■ **What needs to be done**: Reproduce the data below in full and exclude every picture.

■ **Collected data**:
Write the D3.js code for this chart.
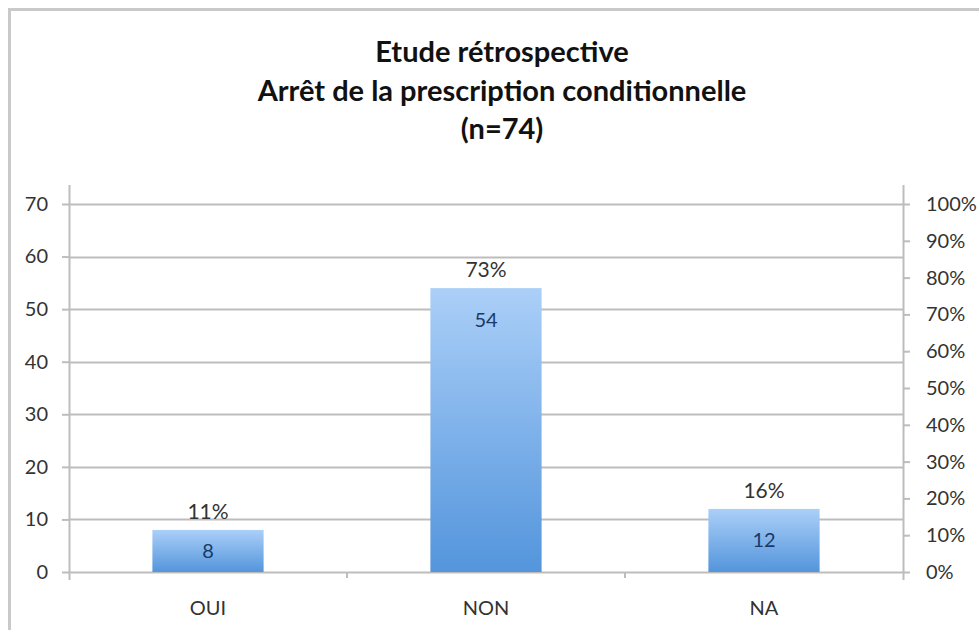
<!DOCTYPE html>
<html>
<head>
<meta charset="utf-8">
<script src="https://cdn.jsdelivr.net/npm/d3@7"></script>
<style>
  body { margin: 0; background: #fff; }
  svg { display: block; font-family: Lato, "Open Sans", sans-serif; }
</style>
</head>
<body>
<div id="chart"></div>
<script>
// data
var categories = ["OUI", "NON", "NA"];
var counts = [8, 54, 12];
var percents = ["11%", "73%", "16%"];
var titleLines = ["Etude rétrospective", "Arrêt de la prescription conditionnelle", "(n=74)"];
var leftTicks = [0, 10, 20, 30, 40, 50, 60, 70];
var rightTicks = [0, 0.1, 0.2, 0.3, 0.4, 0.5, 0.6, 0.7, 0.8, 0.9, 1];

var w = 979, h = 630;
var plot = {left: 69, right: 903, top: 204, bottom: 572};
var axisColor = "#bdbdbd";
var fontStack = "Lato, 'Open Sans', sans-serif";

var svg = d3.select("#chart").append("svg").attr("width", w).attr("height", h);

// gradient for bars
var grad = svg.append("defs").append("linearGradient")
    .attr("id", "barGrad").attr("x1", 0).attr("y1", 0).attr("x2", 0).attr("y2", 1);
grad.append("stop").attr("offset", "0%").attr("stop-color", "#abcff8");
grad.append("stop").attr("offset", "100%").attr("stop-color", "#5395dc");

// frame
svg.append("path")
    .attr("d", "M9.5," + h + " V9.5 H" + w)
    .attr("fill", "none").attr("stroke", "#c9c9c9").attr("stroke-width", 3);

// title
svg.append("g").selectAll("text").data(titleLines).enter().append("text")
    .attr("x", 502).attr("y", function(d, i) { return 62 + i * 38.5; })
    .attr("text-anchor", "middle")
    .attr("font-size", 29).attr("font-weight", "bold").attr("fill", "#111")
    .text(function(d) { return d; });

var x = d3.scaleBand().domain(categories).range([plot.left, plot.right]);
var y = d3.scaleLinear().domain([0, 70]).range([plot.bottom, plot.top]);
var y2 = d3.scaleLinear().domain([0, 1]).range([plot.bottom, plot.top]);

// gridlines
svg.append("g").selectAll("line").data(leftTicks).enter().append("line")
    .attr("x1", plot.left).attr("x2", plot.right)
    .attr("y1", function(d) { return Math.round(y(d)) + 0.5; })
    .attr("y2", function(d) { return Math.round(y(d)) + 0.5; })
    .attr("stroke", axisColor).attr("stroke-width", 2);

// left axis
var leftAxis = svg.append("g").attr("transform", "translate(" + plot.left + ",0)")
    .call(d3.axisLeft(y).tickValues(leftTicks).tickSize(7).tickPadding(14));
// right axis
var rightAxis = svg.append("g").attr("transform", "translate(" + plot.right + ",0)")
    .call(d3.axisRight(y2).tickValues(rightTicks).tickSize(7).tickPadding(16).tickFormat(d3.format(".0%")));
// bottom axis, separators at category boundaries
var bottomAxis = svg.append("g").attr("transform", "translate(0," + plot.bottom + ")")
    .call(d3.axisBottom(x).tickSize(0).tickPadding(29));
bottomAxis.selectAll(".sep").data(categories.slice(1)).enter().append("line")
    .attr("class", "sep")
    .attr("x1", function(d) { return x(d); }).attr("x2", function(d) { return x(d); })
    .attr("y1", 0).attr("y2", 6).attr("stroke", axisColor).attr("stroke-width", 2);

[leftAxis, rightAxis, bottomAxis].forEach(function(a) {
    a.select(".domain").attr("stroke", axisColor).attr("stroke-width", 2);
    a.selectAll(".tick line").attr("stroke", axisColor).attr("stroke-width", 2);
    a.selectAll("text").attr("font-size", 20).attr("fill", "#333").attr("font-family", fontStack);
});
bottomAxis.select(".domain").remove();
leftAxis.select(".domain").attr("d", "M0.5,185V" + (plot.bottom + 8));
rightAxis.select(".domain").attr("d", "M0.5,185V" + (plot.bottom + 8));

// bars
var barW = x.bandwidth() * 0.4;
var bars = svg.append("g").selectAll("g").data(categories).enter().append("g");
bars.append("rect")
    .attr("x", function(d) { return x(d) + (x.bandwidth() - barW) / 2; })
    .attr("y", function(d, i) { return y(counts[i]); })
    .attr("width", barW)
    .attr("height", function(d, i) { return plot.bottom - y(counts[i]); })
    .attr("fill", "url(#barGrad)");

// value labels inside the bars
bars.append("text")
    .attr("x", function(d) { return x(d) + x.bandwidth() / 2; })
    .attr("y", function(d, i) {
        var top = y(counts[i]);
        return Math.min(top + 39, (top + plot.bottom) / 2 + 7);
    })
    .attr("text-anchor", "middle").attr("font-size", 20).attr("fill", "#1a3a66")
    .text(function(d, i) { return counts[i]; });

// percent labels above the bars
bars.append("text")
    .attr("x", function(d) { return x(d) + x.bandwidth() / 2; })
    .attr("y", function(d, i) { return y(counts[i]) - 11; })
    .attr("text-anchor", "middle").attr("font-size", 21).attr("fill", "#333")
    .text(function(d, i) { return percents[i]; });
</script>
</body>
</html>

■ **Output below**:
Write the D3.js code for this chart.
<!DOCTYPE html>
<html>
<head>
<meta charset="utf-8">
<script src="https://cdn.jsdelivr.net/npm/d3@7"></script>
<style>
  body { margin: 0; background: #fff; }
  svg { display: block; font-family: Lato, "Open Sans", sans-serif; }
</style>
</head>
<body>
<div id="chart"></div>
<script>
// data
var categories = ["OUI", "NON", "NA"];
var counts = [8, 54, 12];
var percents = ["11%", "73%", "16%"];
var titleLines = ["Etude rétrospective", "Arrêt de la prescription conditionnelle", "(n=74)"];
var leftTicks = [0, 10, 20, 30, 40, 50, 60, 70];
var rightTicks = [0, 0.1, 0.2, 0.3, 0.4, 0.5, 0.6, 0.7, 0.8, 0.9, 1];

var w = 979, h = 630;
var plot = {left: 69, right: 903, top: 204, bottom: 572};
var axisColor = "#bdbdbd";
var fontStack = "Lato, 'Open Sans', sans-serif";

var svg = d3.select("#chart").append("svg").attr("width", w).attr("height", h);

// gradient for bars
var grad = svg.append("defs").append("linearGradient")
    .attr("id", "barGrad").attr("x1", 0).attr("y1", 0).attr("x2", 0).attr("y2", 1);
grad.append("stop").attr("offset", "0%").attr("stop-color", "#abcff8");
grad.append("stop").attr("offset", "100%").attr("stop-color", "#5395dc");

// frame
svg.append("path")
    .attr("d", "M9.5," + h + " V9.5 H" + w)
    .attr("fill", "none").attr("stroke", "#c9c9c9").attr("stroke-width", 3);

// title
svg.append("g").selectAll("text").data(titleLines).enter().append("text")
    .attr("x", 502).attr("y", function(d, i) { return 62 + i * 38.5; })
    .attr("text-anchor", "middle")
    .attr("font-size", 29).attr("font-weight", "bold").attr("fill", "#111")
    .text(function(d) { return d; });

var x = d3.scaleBand().domain(categories).range([plot.left, plot.right]);
var y = d3.scaleLinear().domain([0, 70]).range([plot.bottom, plot.top]);
var y2 = d3.scaleLinear().domain([0, 1]).range([plot.bottom, plot.top]);

// gridlines
svg.append("g").selectAll("line").data(leftTicks).enter().append("line")
    .attr("x1", plot.left).attr("x2", plot.right)
    .attr("y1", function(d) { return Math.round(y(d)) + 0.5; })
    .attr("y2", function(d) { return Math.round(y(d)) + 0.5; })
    .attr("stroke", axisColor).attr("stroke-width", 2);

// left axis
var leftAxis = svg.append("g").attr("transform", "translate(" + plot.left + ",0)")
    .call(d3.axisLeft(y).tickValues(leftTicks).tickSize(7).tickPadding(14));
// right axis
var rightAxis = svg.append("g").attr("transform", "translate(" + plot.right + ",0)")
    .call(d3.axisRight(y2).tickValues(rightTicks).tickSize(7).tickPadding(16).tickFormat(d3.format(".0%")));
// bottom axis, separators at category boundaries
var bottomAxis = svg.append("g").attr("transform", "translate(0," + plot.bottom + ")")
    .call(d3.axisBottom(x).tickSize(0).tickPadding(29));
bottomAxis.selectAll(".sep").data(categories.slice(1)).enter().append("line")
    .attr("class", "sep")
    .attr("x1", function(d) { return x(d); }).attr("x2", function(d) { return x(d); })
    .attr("y1", 0).attr("y2", 6).attr("stroke", axisColor).attr("stroke-width", 2);

[leftAxis, rightAxis, bottomAxis].forEach(function(a) {
    a.select(".domain").attr("stroke", axisColor).attr("stroke-width", 2);
    a.selectAll(".tick line").attr("stroke", axisColor).attr("stroke-width", 2);
    a.selectAll("text").attr("font-size", 20).attr("fill", "#333").attr("font-family", fontStack);
});
bottomAxis.select(".domain").remove();
leftAxis.select(".domain").attr("d", "M0.5,185V" + (plot.bottom + 8));
rightAxis.select(".domain").attr("d", "M0.5,185V" + (plot.bottom + 8));

// bars
var barW = x.bandwidth() * 0.4;
var bars = svg.append("g").selectAll("g").data(categories).enter().append("g");
bars.append("rect")
    .attr("x", function(d) { return x(d) + (x.bandwidth() - barW) / 2; })
    .attr("y", function(d, i) { return y(counts[i]); })
    .attr("width", barW)
    .attr("height", function(d, i) { return plot.bottom - y(counts[i]); })
    .attr("fill", "url(#barGrad)");

// value labels inside the bars
bars.append("text")
    .attr("x", function(d) { return x(d) + x.bandwidth() / 2; })
    .attr("y", function(d, i) {
        var top = y(counts[i]);
        return Math.min(top + 39, (top + plot.bottom) / 2 + 7);
    })
    .attr("text-anchor", "middle").attr("font-size", 20).attr("fill", "#1a3a66")
    .text(function(d, i) { return counts[i]; });

// percent labels above the bars
bars.append("text")
    .attr("x", function(d) { return x(d) + x.bandwidth() / 2; })
    .attr("y", function(d, i) { return y(counts[i]) - 11; })
    .attr("text-anchor", "middle").attr("font-size", 21).attr("fill", "#333")
    .text(function(d, i) { return percents[i]; });
</script>
</body>
</html>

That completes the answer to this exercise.